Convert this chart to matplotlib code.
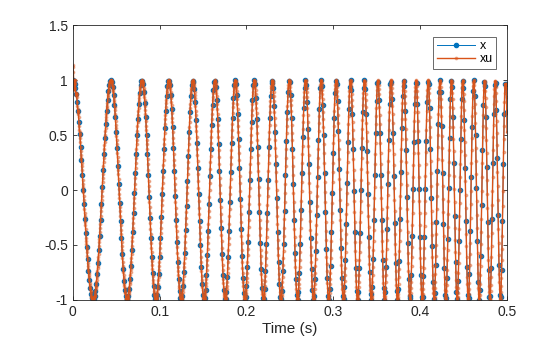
import numpy as np
import matplotlib
matplotlib.use('Agg')
import matplotlib.pyplot as plt

plt.rcParams['font.family'] = ['Liberation Sans', 'DejaVu Sans']

# linear chirp sampled at fs, then upsampled by p
fs = 1000            # Hz
duration = 0.5       # s
f_start = 20.0       # Hz at t=0
f_end = 84.5         # Hz at t=duration
p = 4                # upsampling factor for xu

xticks = [0, 0.1, 0.2, 0.3, 0.4, 0.5]
yticks = [-1, -0.5, 0, 0.5, 1, 1.5]

t = np.arange(0, duration + 1 / fs / 2, 1 / fs)
k = (f_end - f_start) / duration
x = np.cos(2 * np.pi * (f_start * t + 0.5 * k * t ** 2))

# band-limited (sinc) upsampling, zero outside the record
tu = np.arange(len(x) * p) / (fs * p)
n = np.arange(len(x))
xu = np.sinc(tu[:, None] * fs - n[None, :]) @ x

blue = '#0072BD'
orange = '#D95319'
grey = '#262626'

fig = plt.figure(figsize=(5.6, 3.37), dpi=100)
ax = fig.add_axes([0.13, 0.11, 0.775, 0.815])

ax.plot(t, x, color=blue, lw=0.7, marker='.', ms=6, label='x')
ax.plot(tu, xu, color=orange, lw=1.0, marker='.', ms=3.5,
        mfc=(0.85, 0.33, 0.10, 0.4), mec=(0.85, 0.33, 0.10, 0.4), label='xu')

ax.set_xlim(0, 0.5)
ax.set_ylim(-1, 1.5)
ax.set_xticks(xticks)
ax.set_xticklabels(['0', '0.1', '0.2', '0.3', '0.4', '0.5'])
ax.set_yticks(yticks)
ax.set_yticklabels(['-1', '-0.5', '0', '0.5', '1', '1.5'])
ax.tick_params(direction='in', length=3, width=0.6, colors=grey, labelsize=10,
               top=True, right=True)
for s in ax.spines.values():
    s.set_color(grey)
    s.set_linewidth(0.6)
ax.set_xlabel('Time (s)', fontsize=11, color=grey, labelpad=2)

leg = ax.legend(loc='upper right', fontsize=9, frameon=True, fancybox=False,
                edgecolor=grey, borderpad=0.25, borderaxespad=0,
                handlelength=3.1, handletextpad=0.35, labelspacing=0.1,
                bbox_to_anchor=(0.975, 0.957))
leg.get_frame().set_linewidth(0.6)

fig.savefig('out.png', dpi=100)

☆ ☆ ☆ ☆ ☆ ☆ ☆

### Exercise objective
Omit the pictures, then repeat exactly each line from the beginning of the listing through the line with "plt.rcParams['font.family'] = ['Liberation".

### Response to this exercise
Convert this chart to matplotlib code.
import numpy as np
import matplotlib
matplotlib.use('Agg')
import matplotlib.pyplot as plt

plt.rcParams['font.family'] = ['Liberation Sans', 'DejaVu Sans']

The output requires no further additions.